To make this article more effective, Fund assets must also be prohibited from being used for payments for debt service. The automatic transfer from the Petroleum Fund to fill annual budget deficits ensures that any level of government expenditure will be covered by the Fund. As a result, the Fund becomes de facto collateral: if money is borrowed, debt payments are guaranteed by the Fund.
Chapter IV – Supervision of the Petroleum Fund
Article 21: Maintenance of Petroleum Fund Accounts and Records
21.1 The Director of Treasury is responsible for maintaining the Petroleum Fund accounts and records in accordance with the International Accounting Standards in force, to reflect the operations and financial condition of the Petroleum Fund.
21.2 The Director of Treasury shall submit to the Minister quarterly management information reports and analyses on the performance and activities of the Petroleum Fund no later than twenty (20) days after the end of each quarter.
These reports should go promptly to Parliament and the public by inclusion in the Public Register (see proposed new Article 32½ below).
21.3 The Director of Treasury is responsible for reporting on the performance and activities of the Petroleum Fund for the purpose of the annual financial statements of Timor-Leste.
These reports should go promptly to Parliament and the public by inclusion in the Public Register (see proposed new Article 32½ below).
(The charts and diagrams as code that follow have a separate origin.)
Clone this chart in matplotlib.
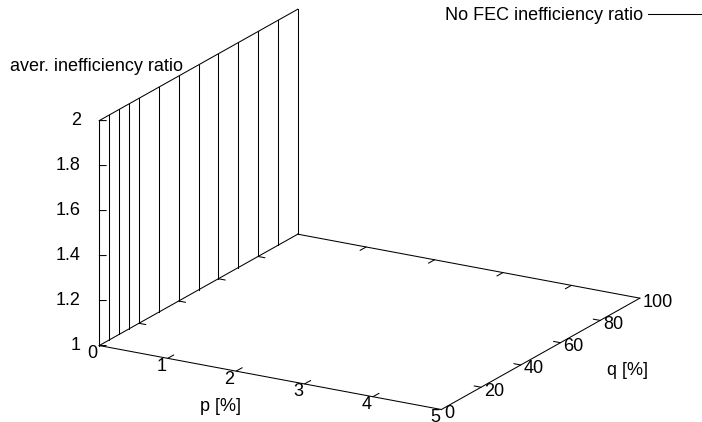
import numpy as np
import matplotlib
matplotlib.use('Agg')
import matplotlib.pyplot as plt
from matplotlib.lines import Line2D
from mpl_toolkits.mplot3d import proj3d

plt.rcParams['font.family'] = ['Liberation Sans', 'DejaVu Sans']
plt.rcParams['font.size'] = 13

# Axis ticks
p_ticks = [0, 1, 2, 3, 4, 5]
q_ticks = [0, 20, 40, 60, 80, 100]
z_ticks = [1.0, 1.2, 1.4, 1.6, 1.8, 2.0]
z_tick_labels = ['1', '1.2', '1.4', '1.6', '1.8', '2']

# Surface data: at p = 0 the ratio runs off the top of the z range (clipped at 2)
q_values = [0, 5, 10, 15, 20, 30, 40, 50, 60, 70, 80, 90, 100]
p_wall = [0, 0, 0, 0, 0, 0, 0, 0, 0, 0, 0, 0, 0]
ratio_low = [1, 1, 1, 1, 1, 1, 1, 1, 1, 1, 1, 1, 1]
ratio_high = [2, 2, 2, 2, 2, 2, 2, 2, 2, 2, 2, 2, 2]

p_range = (0, 5)
q_range = (0, 100)
z_range = (1, 2)

W, H = 702, 422
fig = plt.figure(figsize=(W / 100, H / 100), dpi=100)
ax = fig.add_axes([0.1, 0.1, 0.6, 0.6], projection='3d', proj_type='ortho',
                  computed_zorder=False)
ax.view_init(elev=18.9, azim=-60)
ax.set_box_aspect((1, 1.005, 0.602))
ax.set_xlim(*p_range)
ax.set_ylim(*q_range)
ax.set_zlim(*z_range)
ax.set_axis_off()


def proj2d(x, y, z):
    u, v, _ = proj3d.proj_transform(np.atleast_1d(x), np.atleast_1d(y),
                                    np.atleast_1d(z), ax.get_proj())
    return float(u[0]), float(v[0])


# Place the (square) 3D axes so the box corners land where gnuplot put them
corners = [(0, 0, 1), (5, 0, 1), (5, 100, 1), (0, 100, 1), (0, 0, 2)]
target_px = np.array([(99.5, 345), (441, 410), (640, 298), (297.5, 235), (99.5, 120)])
target = np.column_stack([target_px[:, 0], H - target_px[:, 1]])

fig.canvas.draw()
cur = np.array([ax.transData.transform(proj2d(*c)) for c in corners])
cm, tm = cur.mean(axis=0), target.mean(axis=0)
k = np.sum((cur - cm) * (target - tm)) / np.sum((cur - cm) ** 2)
t = tm - k * cm
bb = ax.get_position()
x0, y0 = bb.x0 * W * k + t[0], bb.y0 * H * k + t[1]
w, h = bb.width * W * k, bb.height * H * k
ax.set_position([x0 / W, y0 / H, w / W, h / H])
fig.canvas.draw()

lw = 0.75
line_kw = dict(color='black', lw=lw, clip_on=False)

# Base frame at z = 1 and the z axis
ax.plot([0, 5], [0, 0], [1, 1], **line_kw)
ax.plot([5, 5], [0, 100], [1, 1], **line_kw)
ax.plot([0, 5], [100, 100], [1, 1], **line_kw)
ax.plot([0, 0], [0, 100], [1, 1], **line_kw)
ax.plot([0, 0], [0, 0], [1, 2], **line_kw)

# Surface lines
for p, q, lo, hi in zip(p_wall, q_values, ratio_low, ratio_high):
    ax.plot([p, p], [q, q], [lo, hi], **line_kw)
ax.plot(p_wall, q_values, ratio_high, **line_kw)


def tick(x, y, z, dx, dy):
    ax.annotate('', xy=proj2d(x, y, z), xycoords='data', xytext=(dx, dy),
                textcoords='offset pixels', annotation_clip=False,
                arrowprops=dict(arrowstyle='-', shrinkA=0, shrinkB=0, lw=lw, color='black'))


def label(s, x, y, z, dx, dy, ha='center', va='center'):
    ax.annotate(s, xy=proj2d(x, y, z), xycoords='data', xytext=(dx, dy),
                textcoords='offset pixels', ha=ha, va=va, annotation_clip=False)


# p axis ticks (front and back edges)
for p in p_ticks[1:-1]:
    tick(p, 0, 1, 6.1, 3.4)
    tick(p, 100, 1, -6.1, -3.4)
for p in p_ticks:
    label(str(p), p, 0, 1, -6.5, -8)

# q axis ticks (left and right edges)
for q in q_ticks[1:-1]:
    tick(0, q, 1, 6.9, -1.3)
    tick(5, q, 1, -6.9, 1.3)
for q in q_ticks:
    label(str(q), 5, q, 1, 3, -4, ha='left')

# z axis ticks
for z, s in zip(z_ticks, z_tick_labels):
    tick(0, 0, z, 7, 0)
    label(s, 0, 0, z, -18.5, 0, ha='right')

# Axis titles
label('p [%]', 2.5, 0, 1, -50, -28.5)
label('q [%]', 5, 50, 1, 86.5, -17)
label('aver. inefficiency ratio', 0, 0, 2, -89.5, 50, ha='left', va='baseline')

handle = Line2D([], [], color='black', lw=lw)
fig.legend([handle], ['No FEC inefficiency ratio'], loc='center right',
           bbox_to_anchor=(1.0, 1 - 15.5 / H), frameon=False, markerfirst=False,
           handlelength=3.0, handletextpad=0.28, borderpad=0, borderaxespad=0)

fig.savefig('out.png', dpi=100)
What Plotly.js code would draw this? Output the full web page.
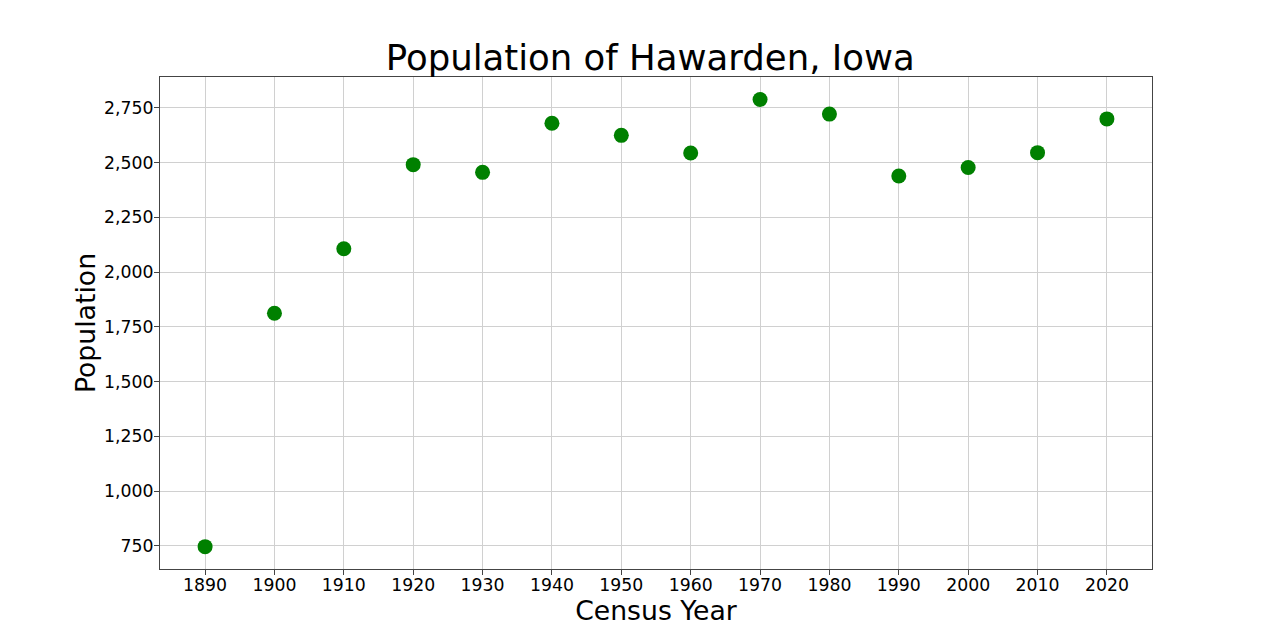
<!DOCTYPE html>
<html><head><meta charset="utf-8">
<script src="https://cdn.plot.ly/plotly-3.0.1.min.js"></script>
<style>html,body{margin:0;padding:0;background:#fff}#chart{width:1280px;height:640px}</style>
</head><body><div id="chart"></div>
<script>
const years = [1890, 1900, 1910, 1920, 1930, 1940, 1950, 1960, 1970, 1980, 1990, 2000, 2010, 2020];
const population = [746, 1812, 2107, 2491, 2456, 2680, 2625, 2544, 2789, 2722, 2439, 2478, 2546, 2700];
const yTicks = [750, 1000, 1250, 1500, 1750, 2000, 2250, 2500, 2750];

const font = "DejaVu Sans, sans-serif";
Plotly.newPlot('chart', [{
  x: years, y: population, type: 'scatter', mode: 'markers',
  marker: {color: '#008000', size: 15}
}], {
  width: 1280, height: 640,
  margin: {l: 160, r: 128, t: 77, b: 71},
  paper_bgcolor: '#fff', plot_bgcolor: '#fff',
  showlegend: false,
  title: {text: 'Population of Hawarden, Iowa', font: {family: font, size: 35.5, color: '#000'}, x: 0.508, xanchor: 'center', y: 0.91, yanchor: 'middle'},
  xaxis: {
    range: [1883.5, 2026.5], tickvals: years, ticktext: years.map(String),
    showgrid: true, gridcolor: '#d0d0d0', gridwidth: 1, zeroline: false,
    showline: true, linecolor: '#444', linewidth: 1, mirror: true,
    ticks: 'outside', ticklen: 5, tickcolor: '#444', ticklabelstandoff: -5,
    tickfont: {family: font, size: 17.3, color: '#000'},
    title: {text: 'Census Year', font: {family: font, size: 26.7, color: '#000'}, standoff: 0}
  },
  yaxis: {
    range: [644, 2891.5], tickvals: yTicks, ticktext: yTicks.map(v => v.toLocaleString('en-US')),
    showgrid: true, gridcolor: '#d0d0d0', gridwidth: 1, zeroline: false,
    showline: true, linecolor: '#444', linewidth: 1, mirror: true,
    ticks: 'outside', ticklen: 5, tickcolor: '#444', ticklabelstandoff: -3,
    tickfont: {family: font, size: 17.3, color: '#000'},
    title: {text: 'Population', font: {family: font, size: 26.7, color: '#000'}, standoff: 0}
  }
}, {displayModeBar: false, staticPlot: true});
</script></body></html>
Article 22: Internal Audit
The accounts, records and other documents relating to the Petroleum Fund shall be audited every six months by the bodies responsible for internal audits of each of the entities involved.
Enumerate “each of the entities involved” – this is unclear new wording.
The audit reports should go promptly to Parliament and the public by inclusion in the Public Register (see proposed new Article 32½ below).
Article 23: Annual Report
Once per year is not often enough for this information to be released; if corrective action is necessary, that could be too late.
23.1 The Government shall submit an Annual Report for the Petroleum Fund for a fiscal year to Parliament, at the same time as the annual financial statements of that year are submitted to Parliament.
23.2 The Annual Report referred to in Article 23.1 shall be published by Government within fifteen (15) days of its submission to Parliament.
Five days should be enough, as it is already written.
The Annual Report and other document should be published in Tetum, Portuguese, English and Indonesian so that it will be widely understood.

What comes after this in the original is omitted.